Elliott, best known recently for its shareholder-activist campaigns, is increasingly pushing into private-equity investments and in 2017 hired Paul Best to head its European private-equity arm. Mr. Best led the purchase of Waterstones, which Elliott bought in a deal worth roughly $279 million.

Under Mr. Daunt, Waterstones rebounded from a period of losses and—unlike many other retailers—has been opening new stores, which it fashions to feel like independent shops.

It now has roughly 290 locations, mainly in the U.K. and Ireland, and revenue in its most recent fiscal year was about £400 million ($508 million).
They're fronted by James Daunt, who fixed Waterstones by ditching payola and going hyperlocal: letting individual store managers select their stock and store layout according to local tastes.

https://www.theguardian.com/books/20...rned-to-profit

Quote:

With a mixture of tough love and an unshakeable belief in the power of the physical book, which seemed quixotic in the era of e-readers and online discounting, Daunt began to turn things around. He closed underperforming stores and fired 200 booksellers, at the same time as declaring that his managers would be given back responsibility for their own stock, because what sold in Hampstead might not go down well in the Highlands. One of his boldest moves was to inform publishers that he would no longer do business through sales reps and they could no longer buy window space – which meant turning his back on £27m a year.

Instead, a small team of buyers – in close consultation with Daunt himself – would select titles to feature as books of the month across all the stores, while individual managers were free to tailor much of their stock to their customers’ tastes.

He even tried renaming individual stores with different local names, to see if the Waterstones name might be a liability.

https://www.theguardian.com/books/sh...e_iOSApp_Other

Quote:

In comparison to the rest of the chain, the new Waterstones branches are tiny – Southwold’s new shop is a mere 700sqft, barely room to swing a cat in hat. In comparison, the smallest Waterstones is 2,500sqft. “What people expect when they see the brand is a lot of books, but when you walk into something no bigger than a London bus, then it has got to be different,” he says.
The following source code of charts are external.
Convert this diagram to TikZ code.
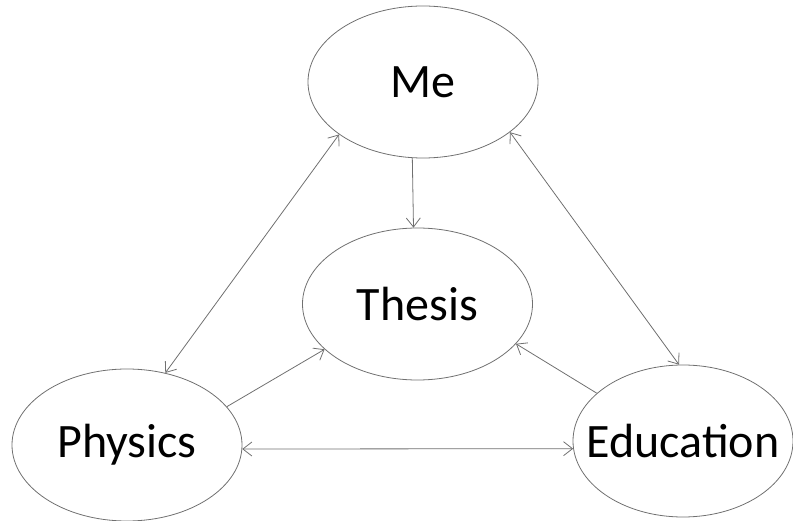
\documentclass[tikz,border=0pt]{standalone}
\usepackage{fontspec}
\setmainfont{Carlito}
\usetikzlibrary{shapes.geometric,arrows.meta}
\definecolor{linegray}{HTML}{707070}
\tikzset{
  bubble/.style={ellipse, draw=linegray, line width=0.8pt, minimum width=230pt, minimum height=152pt, inner sep=0pt, label={[font=\fontsize{48}{56}\selectfont]center:#1}},
  link/.style={draw=linegray, line width=0.8pt, -{Straight Barb[length=9pt,width=14pt]}},
  duallink/.style={draw=linegray, line width=0.8pt, {Straight Barb[length=9pt,width=14pt]}-{Straight Barb[length=9pt,width=14pt]}}
}
\begin{document}
\begin{tikzpicture}[x=1pt,y=-1pt]
\useasboundingbox (0,0) rectangle (793,521);
\node[bubble=Me] (me) at (423,82) {};
\node[bubble=Thesis] (thesis) at (417.5,304) {};
\node[bubble=Physics] (physics) at (127,445) {};
\node[bubble=Education, minimum width=220pt] (edu) at (683,441) {};
\draw[link] (me.262.5) -- (thesis.93.4);
\draw[duallink] (physics.62.8) -- (me.212);
\draw[duallink] (me.330.5) -- (edu.93.6);
\draw[link] (physics.21.4) -- (thesis.206);
\draw[link] (edu.151.7) -- (thesis.338.8);
\draw[duallink] (physics.358) -- (edu.184);
\end{tikzpicture}
\end{document}
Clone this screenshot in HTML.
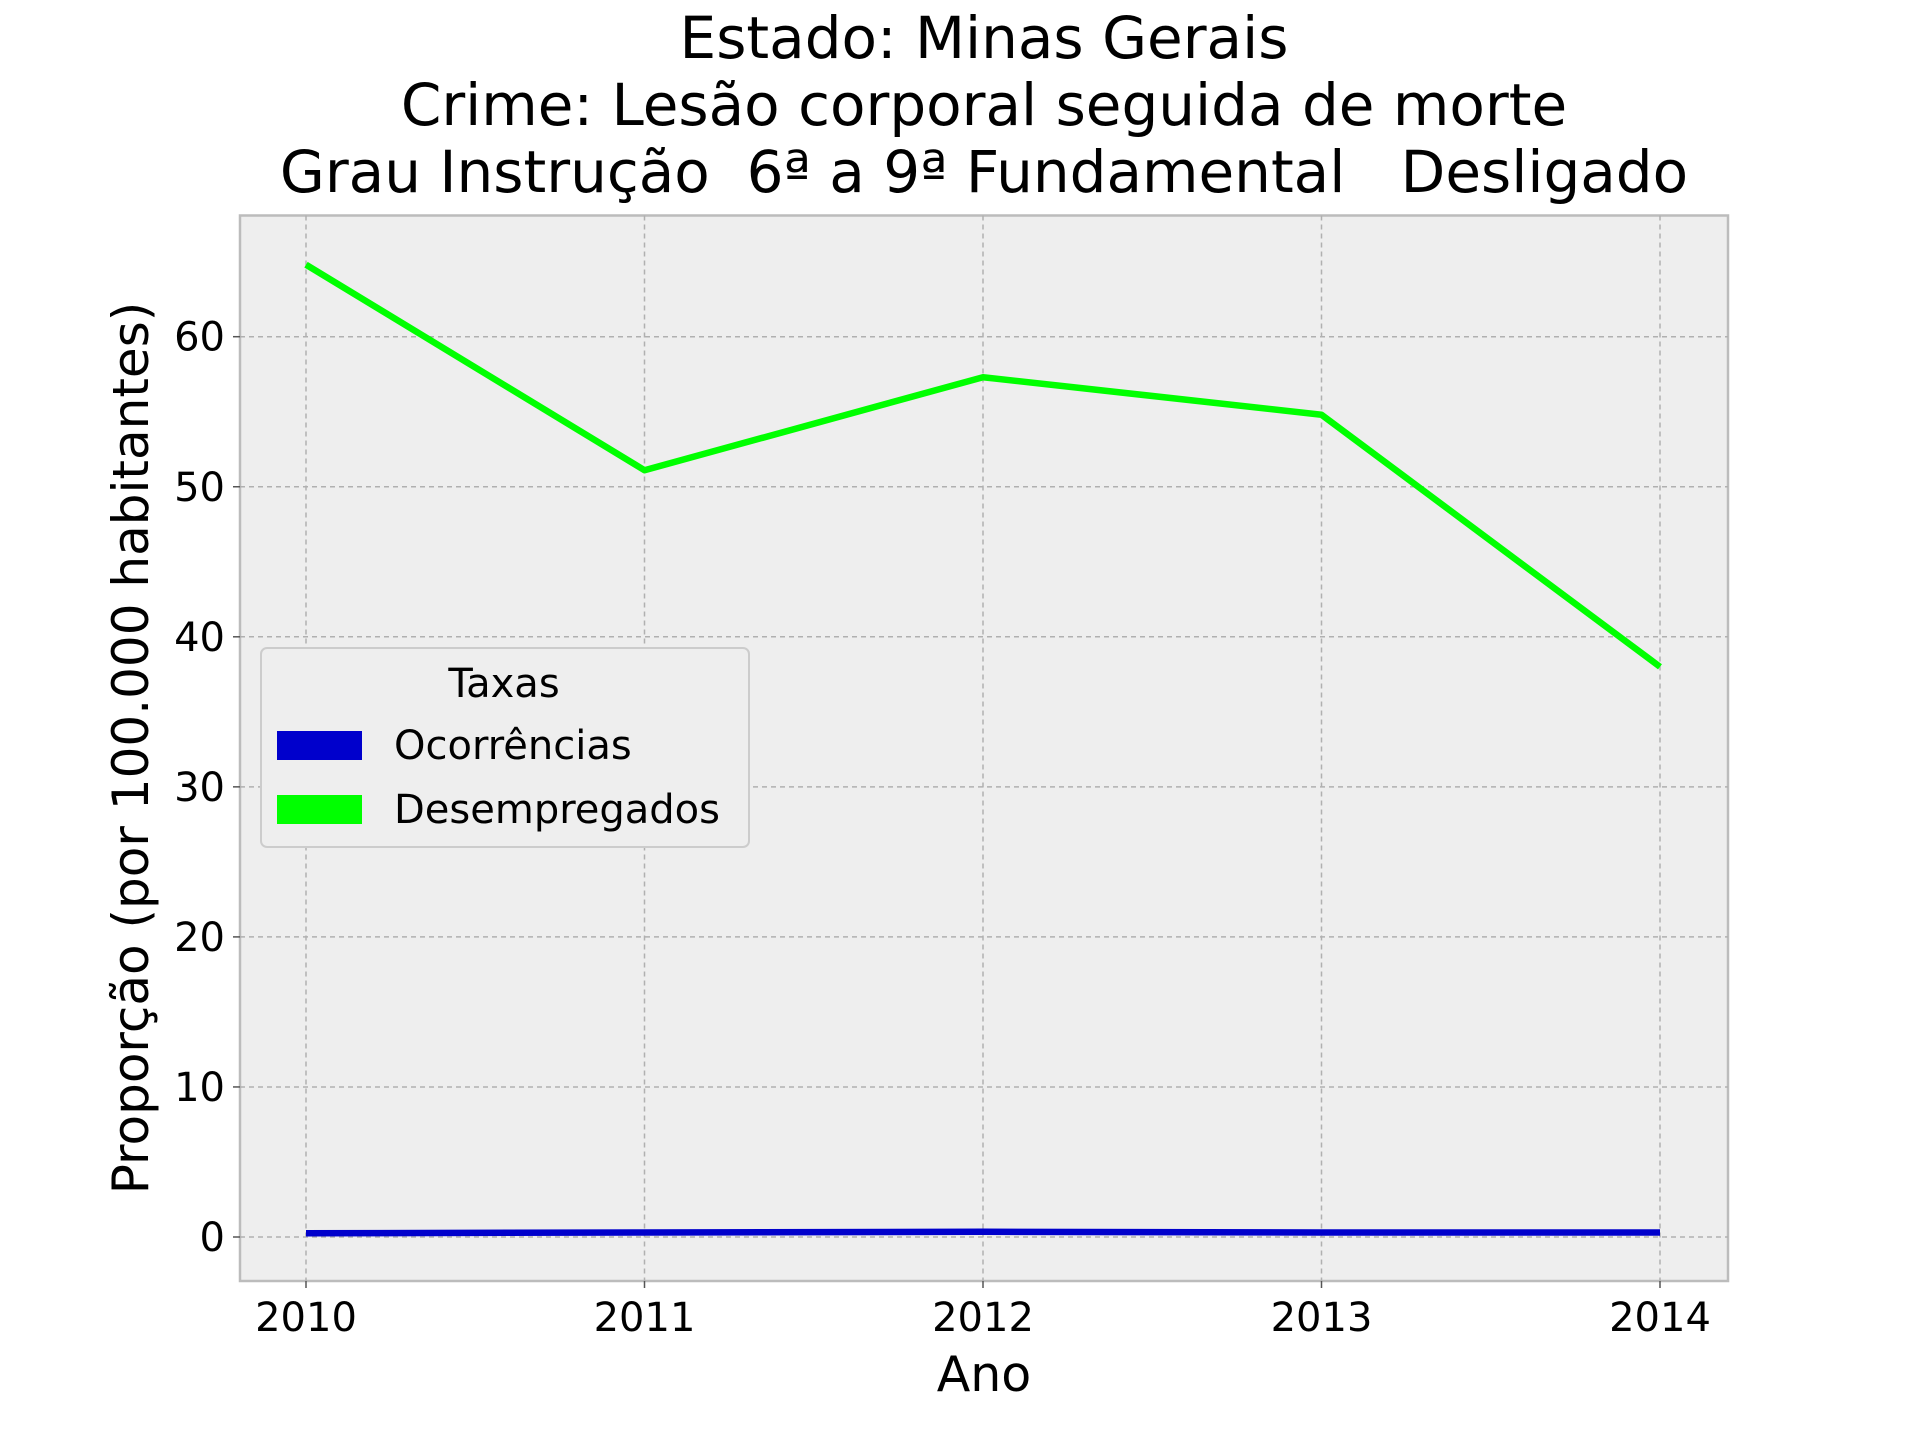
<!DOCTYPE html>
<html><head><meta charset="utf-8"><style>
html,body{margin:0;padding:0;background:#fff;}
svg{display:block;font-family:"DejaVu Sans","Liberation Sans",sans-serif;}
</style></head><body>
<svg id="chart" width="1920" height="1440" viewBox="0 0 1920 1440" xmlns="http://www.w3.org/2000/svg">
<rect width="1920" height="1440" fill="#fff"/>
<g font-size="58" text-anchor="middle" fill="#000">
<text x="984" y="58">Estado: Minas Gerais</text>
<text x="984" y="125">Crime: Lesão corporal seguida de morte</text>
<text x="984" y="192" xml:space="preserve">Grau Instrução  6ª a 9ª Fundamental   Desligado</text>
</g>
<rect x="240" y="215.5" width="1488" height="1065.5" fill="#eeeeee" stroke="#bcbcbc" stroke-width="2.5"/>
<g id="grid"></g>
<g id="ticks"></g>
<g id="series"></g>
<text x="984" y="1391" font-size="49" text-anchor="middle">Ano</text>
<text transform="translate(148,748) rotate(-90)" font-size="50" text-anchor="middle">Proporção (por 100.000 habitantes)</text>
<g>
<rect x="261" y="648" width="488" height="199" rx="6" fill="#eeeeee" stroke="#cccccc" stroke-width="2"/>
<text x="504" y="697" font-size="40" text-anchor="middle">Taxas</text>
<g>
<rect x="277" y="731" width="85" height="29" fill="#0000cc"/>
<text x="394" y="759" font-size="40">Ocorrências</text></g>
<g>
<rect x="277" y="795" width="85" height="29" fill="#00ff00"/>
<text x="394" y="823" font-size="40">Desempregados</text></g>
</g>
</svg>
<script>
const years = [2010, 2011, 2012, 2013, 2014];
const ocorrencias = [0.25, 0.3, 0.35, 0.3, 0.3];
const desempregados = [64.8, 51.1, 57.3, 54.8, 38.0];
const yTicks = [0, 10, 20, 30, 40, 50, 60];
const NS = "http://www.w3.org/2000/svg";
function xs(v){ return 306 + (v - 2010) * (1660 - 306) / 4; }
function ys(v){ return 1237 - v * 15.005; }
const grid = document.getElementById('grid');
const ticks = document.getElementById('ticks');
function mk(tag, attrs, parent){ const e=document.createElementNS(NS,tag); for(const k in attrs) e.setAttribute(k,attrs[k]); parent.appendChild(e); return e; }
years.forEach(y=>{
  const g = mk('line',{x1:xs(y),x2:xs(y),y1:215.5,y2:1281,stroke:'#b0b0b0','stroke-width':1.5,'stroke-dasharray':'5,4'},grid);
  
  
  const t = mk('line',{x1:xs(y),x2:xs(y),y1:1281,y2:1288,stroke:'#555','stroke-width':1.5},ticks);
  
  
  const l = mk('text',{x:xs(y),y:1331,'font-size':40,'text-anchor':'middle'},ticks);
  l.textContent = y;
  
  
});
yTicks.forEach(v=>{
  const g = mk('line',{x1:240,x2:1728,y1:ys(v),y2:ys(v),stroke:'#b0b0b0','stroke-width':1.5,'stroke-dasharray':'5,4'},grid);
  
  
  const t = mk('line',{x1:233,x2:240,y1:ys(v),y2:ys(v),stroke:'#555','stroke-width':1.5},ticks);
  
  
  const l = mk('text',{x:225,y:ys(v)+14,'font-size':40,'text-anchor':'end'},ticks);
  l.textContent = v;
  
  
});
const series = document.getElementById('series');
function line(vals, color, name){
  const p = mk('polyline',{points: vals.map((v,i)=>xs(years[i])+','+ys(v)).join(' '), fill:'none', stroke:color,'stroke-width':6.5,'stroke-linejoin':'round'},series);
  
  
}
line(desempregados,'#00ff00','desempregados-line');
line(ocorrencias,'#0000cc','ocorrencias-line');
</script>
</body></html>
The new shops have opened in previously empty properties, he says, in towns long abandoned by the book trade.

https://www.newstatesman.com/microsi...in-s-bookshops

Quote:

“If you’re sitting centrally and you send out the same books to Middlesbrough as to Hampstead, you’re going to have an awful lot of books in the wrong shops. If you let Middlesbrough order what they want and Hampstead order what they want, they will be dramatically more accurate and nuanced. “What’s more, says Daunt, “they have the responsibility for selling the books. So if they’ve ordered in ten copies of your new biography, they put it front and centre and they sell the thing.” Each branch of Waterstones was now, to some extent, an independent bookshop.

It was not easy for Daunt to persuade his centralised management to relinquish control over what was sold in their shops. “To marketeers, it’s a heresy to let every bookshop do absolutely whatever it likes.” To illustrate the difference it makes giving autonomy to booksellers, Daunt opens his tablet and finds a recent email from a publisher whose daughter recently started working at Waterstones. The young woman is sat at her kitchen table, hours before she is due to begin work, hand-painting pieces for a window display. “A chain retail marketeer would have blue-eyed fit about that,” chuckles Daunt. “If Boots allowed staff to sit at their breakfast tables, painting things...! But in a bookshop, that would make the shop more fun, more vibrant. And clearly the bookseller is invested in selling that book. They are only selling that book because they love it.

“But, and it is quite a big but, there is accountability. You can do whatever you like, but it’s got to be friendly, positive, and it’s got to work. If you start doing pretentious, convoluted, awful, ugly, we’ll knock on the door.”

Quote:

For now, however, there are two numbers upon which this skills-based approach can be judged. It’s possible that Daunt, as a bookseller, takes the most satisfaction from his rate of returns: 97 per cent of the books on shelves in every Waterstones in the country are bought by customers. His employer is probably more interested in operating profit, however, which reappeared for the business last year for the first time in seven years.

https://www.marketwatch.com/story/el...06?mod=hp_econ

https://finance.yahoo.com/video/barn...200740516.html

This could be good for B&M pbook buyers.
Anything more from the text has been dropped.